Although the Integra’s ride quality is worse, it’s more than made up for in the corners. Thanks to the stiffer suspension the chassis is much more responsive and communicative. The author remembers one time, being wholly unfamiliar with opposite lock from mostly driving FWD compacts, turning into a gravel parking lot to fast and instinctively counter-steering before he even consciously realized the rear broke loose. Quite the testament to how well tuned and communicative the chassis is. Currently the massive weak point in the Integra’s chassis is the wheels and tires. The sidewall and comfy nature of the 14" tires mutes a considerable amount of feedback, which leads to uneasiness about where the car’s limits are in hard cornering. A problem the author will address next time new tires are needed.
It’s also worth noting that both cars respond well to trail braking, which can be effectively used to neutralize their tendency to understeer. Although the author thinks it was a little more rewarding in the softer sprung Civic. The Integra’s flatter cornering chararteristc makes judging weight transfer a little more difficult. However the author still prefers the Integra’s handling over the Civic, all in all.

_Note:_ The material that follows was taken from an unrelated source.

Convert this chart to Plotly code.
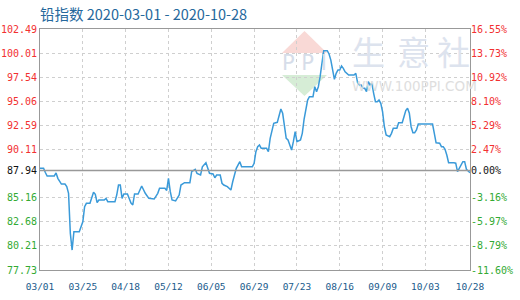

Another area that distinguishes the two cars is the seating position. Back to back drives in both cars, revealed that the seat in the Civic sits quite a bit higher and has more padding, somewhat insulating the driver from the car. It’s still excellent compared to modern compacts, but its disappointing compared to the lower and less padded seat of the Integra. Furthermore the Integra has a notion of side bolstering that does little to hold you in place, but sometimes prevents your phone from falling between the seats when it slips out of your pocket.
Also the shifter in the Civic is longer and, in comparison to the Integra, feels a little rubbery and vague. The seating and shifter together feel somewhat truck-like compared to the more sport oriented Integra. Also the Integra comes with a dead pedal that the Civic doesn’t have on the manual transmission models, although somewhat ironically the automatics get one.
Without getting into details, the biggest difference between the two interiors is what decade they feel like they belong in. Despite only three years separating the two cars. The Integra feels very 2000's while the Civic’s feels like it belongs in the early 90's or late 80's with it’s tan, brown, and grey, color combo; along with the blocky idiot lights on the dash that date the car. Not a huge concern, but worth noting.
Option wise, both cars come with power locks, doors, mirrors, along with, CD player (
stolen after purchase installed from an Integra too), power steering, and cruise control. The only options the Integra has that the Civic doesn’t is a sun-roof and air conditioning: which was a declined option on the Civic.
The dash on both cars is covered in a rubbery padded material. So people who enjoy having minimal “hard touch” plastics in their cars, will actually be quite pleased. And the door cards on both cars having carpet on them along with the center console/armrest thing, which is a nice touch both styling and comfort wise.
TL;DR Integra gooder den CIVIC!!!!!!!!